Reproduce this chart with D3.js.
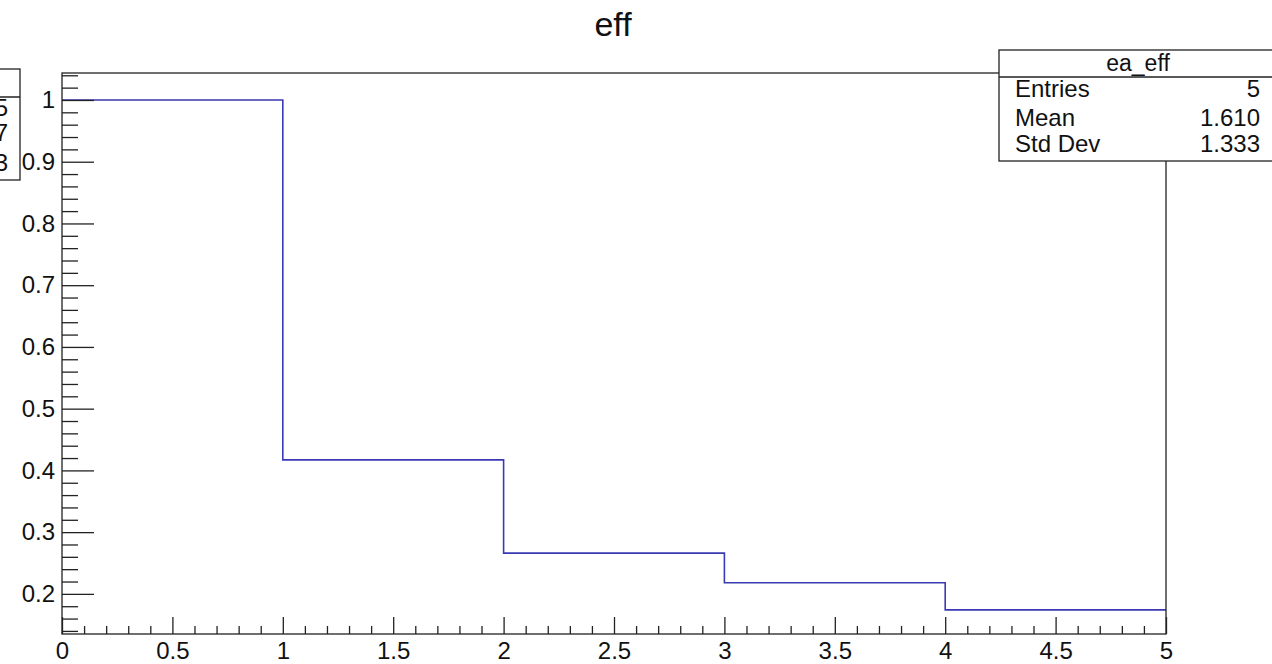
<!DOCTYPE html>
<html>
<head>
<meta charset="utf-8">
<script src="https://cdn.jsdelivr.net/npm/d3@7"></script>
<style>
  body { margin: 0; background: #fff; }
  svg { display: block; font-family: "Liberation Sans", Arial, sans-serif; }
</style>
</head>
<body>
<svg id="chart" width="1272" height="664"></svg>
<script>
// histogram "ea_eff": bin edges and efficiency per bin
const binEdges = [0, 1, 2, 3, 4, 5];
const effValues = [1.0, 0.417, 0.266, 0.218, 0.174];

// axis ticks
const xMajor = [0, 0.5, 1, 1.5, 2, 2.5, 3, 3.5, 4, 4.5, 5];
const yMajor = [0.2, 0.3, 0.4, 0.5, 0.6, 0.7, 0.8, 0.9, 1.0];
const xDomain = [0, 5];
const yDomain = [0.135, 1.0437];

// stats box
const statsTitle = "ea_eff";
const statsNames = ["Entries", "Mean", "Std Dev"];
const statsValues = ["5", "1.610", "1.333"];
// the other stats box, cut off at the left edge
const hiddenValues = ["5", "7", "3"];

const svg = d3.select("#chart");
const frame = { left: 62, right: 1166, top: 73, bottom: 634 };

const x = d3.scaleLinear().domain(xDomain).range([frame.left, frame.right]);
const y = d3.scaleLinear().domain(yDomain).range([frame.bottom, frame.top]);

// minor ticks every 0.1 on x, every 0.02 on y
const xMinor = d3.range(0, 51).map(i => i / 10).filter(v => !xMajor.some(m => Math.abs(m - v) < 1e-9));
const yMinor = d3.range(7, 53).map(i => i * 0.02).filter(v => v <= yDomain[1] && !yMajor.some(m => Math.abs(m - v) < 1e-9));

const fmt = d3.format("~g");

// histogram outline
const pts = binEdges.slice(0, -1).map((e, i) => [e, effValues[i]]);
pts.push([binEdges[binEdges.length - 1], effValues[effValues.length - 1]]);
const line = d3.line().x(d => x(d[0])).y(d => y(d[1])).curve(d3.curveStepAfter);

svg.append("path")
    .datum(pts)
    .attr("d", line)
    .attr("fill", "none")
    .attr("stroke", "#3a3ab4")
    .attr("stroke-width", 1.6);

// axes (ticks point inward)
svg.append("g").attr("transform", `translate(0,${frame.bottom})`)
    .call(d3.axisBottom(x).tickValues(xMajor).tickSize(-17).tickPadding(8).tickFormat(fmt));
svg.append("g").attr("transform", `translate(0,${frame.bottom})`)
    .call(d3.axisBottom(x).tickValues(xMinor).tickSize(-8).tickFormat(""));

svg.append("g").attr("transform", `translate(${frame.left},0)`)
    .call(d3.axisLeft(y).tickValues(yMajor).tickSize(-32).tickPadding(7).tickFormat(fmt));
svg.append("g").attr("transform", `translate(${frame.left},0)`)
    .call(d3.axisLeft(y).tickValues(yMinor).tickSize(-16).tickFormat(""));

svg.selectAll(".domain").remove();
svg.selectAll(".tick line").attr("stroke", "#222").attr("stroke-width", 1.3);
svg.selectAll(".tick text").attr("fill", "#111").style("font-size", "24px")
    .style("font-family", "'Liberation Sans', Arial, sans-serif");

// frame
svg.append("rect")
    .attr("x", frame.left).attr("y", frame.top)
    .attr("width", frame.right - frame.left).attr("height", frame.bottom - frame.top)
    .attr("fill", "none").attr("stroke", "#222").attr("stroke-width", 1.3);

// title
svg.append("text")
    .attr("x", 613).attr("y", 36)
    .attr("text-anchor", "middle")
    .style("font-size", "34px")
    .attr("fill", "#111")
    .text("eff");

// stats box
const sb = { x: 999, y: 50, w: 278, h: 111, head: 27 };
const stats = svg.append("g");
stats.append("rect")
    .attr("x", sb.x).attr("y", sb.y).attr("width", sb.w).attr("height", sb.h)
    .attr("fill", "#fff").attr("stroke", "#222").attr("stroke-width", 1.3);
stats.append("line")
    .attr("x1", sb.x).attr("x2", sb.x + sb.w)
    .attr("y1", sb.y + sb.head).attr("y2", sb.y + sb.head)
    .attr("stroke", "#222").attr("stroke-width", 1.3);
stats.append("text")
    .attr("x", sb.x + sb.w / 2).attr("y", 71)
    .attr("text-anchor", "middle").style("font-size", "23px").attr("fill", "#111")
    .text(statsTitle);
const rowY = [97, 126, 152];
statsNames.forEach((n, i) => {
    stats.append("text").attr("x", 1015).attr("y", rowY[i])
        .style("font-size", "24px").attr("fill", "#111").text(n);
    stats.append("text").attr("x", 1260).attr("y", rowY[i])
        .attr("text-anchor", "end").style("font-size", "24px").attr("fill", "#111").text(statsValues[i]);
});

// partial box on the left edge
const lb = svg.append("g");
lb.append("rect")
    .attr("x", -200).attr("y", 69).attr("width", 220).attr("height", 111)
    .attr("fill", "#fff").attr("stroke", "#222").attr("stroke-width", 1.3);
lb.append("line")
    .attr("x1", -200).attr("x2", 20).attr("y1", 97).attr("y2", 97)
    .attr("stroke", "#222").attr("stroke-width", 1.3);
const leftY = [116, 141, 171];
hiddenValues.forEach((v, i) => {
    lb.append("text").attr("x", 8).attr("y", leftY[i])
        .attr("text-anchor", "end").style("font-size", "24px").attr("fill", "#111").text(v);
});
</script>
</body>
</html>
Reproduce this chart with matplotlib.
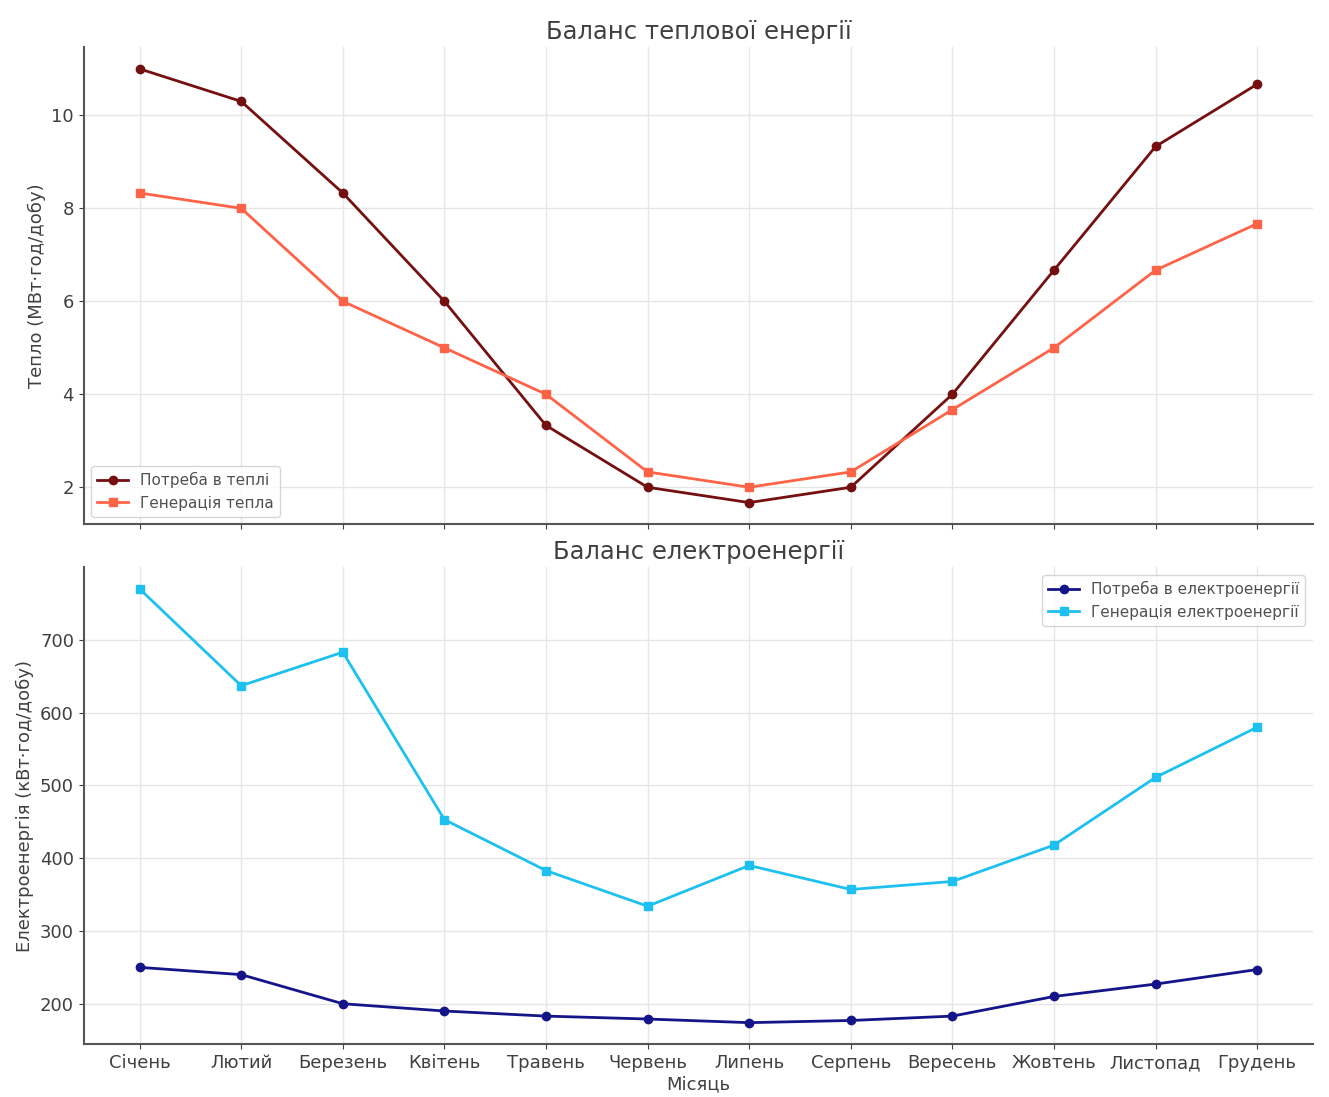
import matplotlib
matplotlib.use('Agg')
import matplotlib.pyplot as plt

months = ['Січень', 'Лютий', 'Березень', 'Квітень', 'Травень', 'Червень',
          'Липень', 'Серпень', 'Вересень', 'Жовтень', 'Листопад', 'Грудень']

heat_demand = [11.0, 10.3, 8.33, 6.0, 3.33, 2.0, 1.67, 2.0, 4.0, 6.67, 9.33, 10.67]
heat_gen = [8.33, 8.0, 6.0, 5.0, 4.0, 2.33, 2.0, 2.33, 3.67, 5.0, 6.67, 7.67]

elec_demand = [250, 240, 200, 190, 183, 179, 174, 177, 183, 210, 227, 247]
elec_gen = [770, 637, 683, 453, 383, 334, 390, 357, 368, 418, 511, 580]

plt.rcParams['font.family'] = ['DejaVu Sans']

fig, (ax1, ax2) = plt.subplots(2, 1, figsize=(13.29, 10.97), dpi=100, sharex=True)
fig.subplots_adjust(left=0.063, right=0.988, top=0.957, bottom=0.048, hspace=0.09)

x = range(len(months))

ax1.plot(x, heat_demand, marker='o', color='#761010', linewidth=2, markersize=6, label='Потреба в теплі')
ax1.plot(x, heat_gen, marker='s', color='#ff6347', linewidth=2, markersize=6, label='Генерація тепла')
ax1.set_title('Баланс теплової енергії', fontsize=17.5, color='#404040')
ax1.set_ylabel('Тепло (МВт·год/добу)', fontsize=13, color='#404040')
ax1.set_yticks([2, 4, 6, 8, 10])
ax1.legend(loc='lower left', fontsize=11, labelcolor='#505050')

ax2.plot(x, elec_demand, marker='o', color='#15158a', linewidth=2, markersize=6, label='Потреба в електроенергії')
ax2.plot(x, elec_gen, marker='s', color='#1ec0f0', linewidth=2, markersize=6, label='Генерація електроенергії')
ax2.set_title('Баланс електроенергії', fontsize=17.5, color='#404040')
ax2.set_ylabel('Електроенергія (кВт·год/добу)', fontsize=13, color='#404040')
ax2.set_xlabel('Місяць', fontsize=13, color='#404040', labelpad=2)
ax2.set_yticks([200, 300, 400, 500, 600, 700])
ax2.set_xticks(list(x))
ax2.set_xticklabels(months)
ax2.legend(loc='upper right', fontsize=11, labelcolor='#505050')

for ax in (ax1, ax2):
    ax.grid(True, color='#e6e6e6', linewidth=1)
    ax.spines['top'].set_visible(False)
    ax.spines['right'].set_visible(False)
    ax.spines['left'].set_color('#555555')
    ax.spines['bottom'].set_color('#555555')
    ax.spines['left'].set_linewidth(1.5)
    ax.spines['bottom'].set_linewidth(1.5)
    ax.tick_params(labelsize=13, colors='#404040')

plt.savefig('out.png', dpi=100)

To do:
All lines of the data above that include the word "with" must be shown.

Expected answer:
Reproduce this chart with D3.js.
Reproduce this chart with matplotlib.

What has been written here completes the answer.